▸ THE REQUEST
What is the number of lines holding the word "script"? Write that number and nothing else.

* * * *

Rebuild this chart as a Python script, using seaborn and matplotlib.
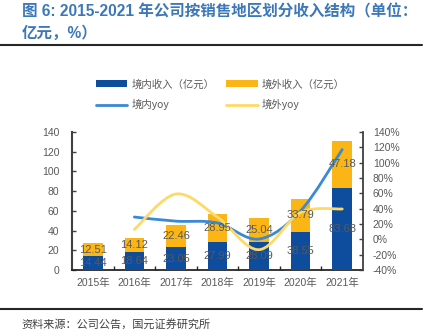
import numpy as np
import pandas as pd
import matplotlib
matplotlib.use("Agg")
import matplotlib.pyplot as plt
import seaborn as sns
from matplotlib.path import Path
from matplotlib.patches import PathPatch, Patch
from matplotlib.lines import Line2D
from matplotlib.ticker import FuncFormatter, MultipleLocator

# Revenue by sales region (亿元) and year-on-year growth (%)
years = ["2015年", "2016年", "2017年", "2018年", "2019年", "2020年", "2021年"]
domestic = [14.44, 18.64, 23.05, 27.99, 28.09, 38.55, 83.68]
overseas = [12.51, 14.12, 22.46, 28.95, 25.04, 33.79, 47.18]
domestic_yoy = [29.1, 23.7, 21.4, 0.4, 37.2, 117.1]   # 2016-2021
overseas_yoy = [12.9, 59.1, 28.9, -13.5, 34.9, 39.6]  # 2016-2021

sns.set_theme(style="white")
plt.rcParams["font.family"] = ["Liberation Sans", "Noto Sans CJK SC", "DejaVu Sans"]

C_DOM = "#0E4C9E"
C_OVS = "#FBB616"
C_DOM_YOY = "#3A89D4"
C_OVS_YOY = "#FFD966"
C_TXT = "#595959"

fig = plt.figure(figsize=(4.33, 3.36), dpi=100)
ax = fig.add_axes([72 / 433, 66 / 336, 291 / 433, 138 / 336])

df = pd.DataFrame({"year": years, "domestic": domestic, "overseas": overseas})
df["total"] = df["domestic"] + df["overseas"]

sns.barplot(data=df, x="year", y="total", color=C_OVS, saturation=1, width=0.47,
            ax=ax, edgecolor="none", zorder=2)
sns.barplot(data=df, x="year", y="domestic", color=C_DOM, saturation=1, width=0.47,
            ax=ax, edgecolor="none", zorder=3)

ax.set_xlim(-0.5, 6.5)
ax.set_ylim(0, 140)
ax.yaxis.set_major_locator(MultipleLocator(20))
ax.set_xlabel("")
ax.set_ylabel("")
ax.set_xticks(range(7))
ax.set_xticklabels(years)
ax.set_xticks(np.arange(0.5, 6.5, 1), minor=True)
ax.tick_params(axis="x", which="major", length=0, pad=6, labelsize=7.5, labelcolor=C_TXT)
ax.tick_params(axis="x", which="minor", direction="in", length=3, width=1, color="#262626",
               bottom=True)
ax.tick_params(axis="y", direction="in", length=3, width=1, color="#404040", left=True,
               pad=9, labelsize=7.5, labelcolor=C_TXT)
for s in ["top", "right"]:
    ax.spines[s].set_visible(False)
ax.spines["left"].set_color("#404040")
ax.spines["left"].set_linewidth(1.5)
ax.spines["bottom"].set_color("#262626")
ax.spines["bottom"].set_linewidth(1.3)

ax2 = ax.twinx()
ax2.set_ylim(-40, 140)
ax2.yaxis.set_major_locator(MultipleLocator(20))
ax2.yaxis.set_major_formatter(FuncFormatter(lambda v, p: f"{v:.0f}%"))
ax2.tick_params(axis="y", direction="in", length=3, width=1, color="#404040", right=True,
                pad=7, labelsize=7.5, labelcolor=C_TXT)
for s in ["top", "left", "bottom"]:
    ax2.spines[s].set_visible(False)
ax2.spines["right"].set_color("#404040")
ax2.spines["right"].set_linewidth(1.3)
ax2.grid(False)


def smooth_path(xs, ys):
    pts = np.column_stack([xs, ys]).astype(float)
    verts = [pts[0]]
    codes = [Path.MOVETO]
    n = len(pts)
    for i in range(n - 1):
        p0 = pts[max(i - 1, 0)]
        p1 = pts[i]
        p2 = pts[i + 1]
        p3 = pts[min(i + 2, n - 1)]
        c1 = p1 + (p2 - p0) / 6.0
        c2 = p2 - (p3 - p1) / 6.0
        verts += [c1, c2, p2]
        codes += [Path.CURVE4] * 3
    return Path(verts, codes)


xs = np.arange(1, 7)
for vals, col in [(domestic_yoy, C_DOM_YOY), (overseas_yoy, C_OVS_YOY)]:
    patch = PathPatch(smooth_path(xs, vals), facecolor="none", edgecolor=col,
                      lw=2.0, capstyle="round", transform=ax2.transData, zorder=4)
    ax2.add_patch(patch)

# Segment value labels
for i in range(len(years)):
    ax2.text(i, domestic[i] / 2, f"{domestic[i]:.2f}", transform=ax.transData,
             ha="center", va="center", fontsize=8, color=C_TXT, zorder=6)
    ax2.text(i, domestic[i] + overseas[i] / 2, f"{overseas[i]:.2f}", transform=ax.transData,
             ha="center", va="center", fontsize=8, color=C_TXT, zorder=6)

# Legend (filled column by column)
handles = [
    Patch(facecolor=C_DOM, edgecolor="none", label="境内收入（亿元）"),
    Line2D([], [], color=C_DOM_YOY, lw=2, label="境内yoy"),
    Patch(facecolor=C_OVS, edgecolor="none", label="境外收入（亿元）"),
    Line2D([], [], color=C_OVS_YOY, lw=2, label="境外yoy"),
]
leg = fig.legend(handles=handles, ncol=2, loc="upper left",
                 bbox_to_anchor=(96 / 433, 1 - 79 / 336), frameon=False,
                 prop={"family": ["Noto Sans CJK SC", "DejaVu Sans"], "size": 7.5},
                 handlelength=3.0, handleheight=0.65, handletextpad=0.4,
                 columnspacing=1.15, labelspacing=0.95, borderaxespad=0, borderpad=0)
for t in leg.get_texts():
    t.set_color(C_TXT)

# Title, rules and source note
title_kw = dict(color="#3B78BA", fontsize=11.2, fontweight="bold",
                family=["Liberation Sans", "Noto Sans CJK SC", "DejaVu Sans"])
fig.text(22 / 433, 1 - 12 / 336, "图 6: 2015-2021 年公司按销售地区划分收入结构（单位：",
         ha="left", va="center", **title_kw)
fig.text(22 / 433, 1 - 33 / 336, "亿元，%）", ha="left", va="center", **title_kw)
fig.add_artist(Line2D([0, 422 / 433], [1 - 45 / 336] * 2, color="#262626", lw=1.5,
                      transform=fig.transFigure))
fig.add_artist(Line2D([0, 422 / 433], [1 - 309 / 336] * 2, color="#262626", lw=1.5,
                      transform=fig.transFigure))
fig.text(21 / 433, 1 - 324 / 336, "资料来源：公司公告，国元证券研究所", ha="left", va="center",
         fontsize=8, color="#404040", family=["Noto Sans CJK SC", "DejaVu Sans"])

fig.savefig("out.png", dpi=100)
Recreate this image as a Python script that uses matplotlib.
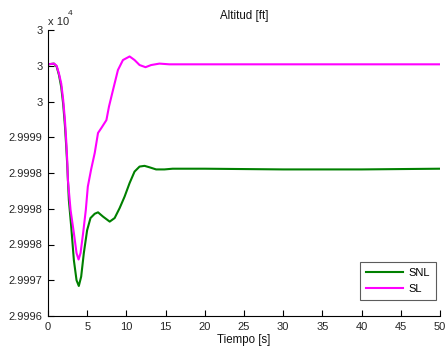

* * * *

▸ ANSWER TO THIS TASK
2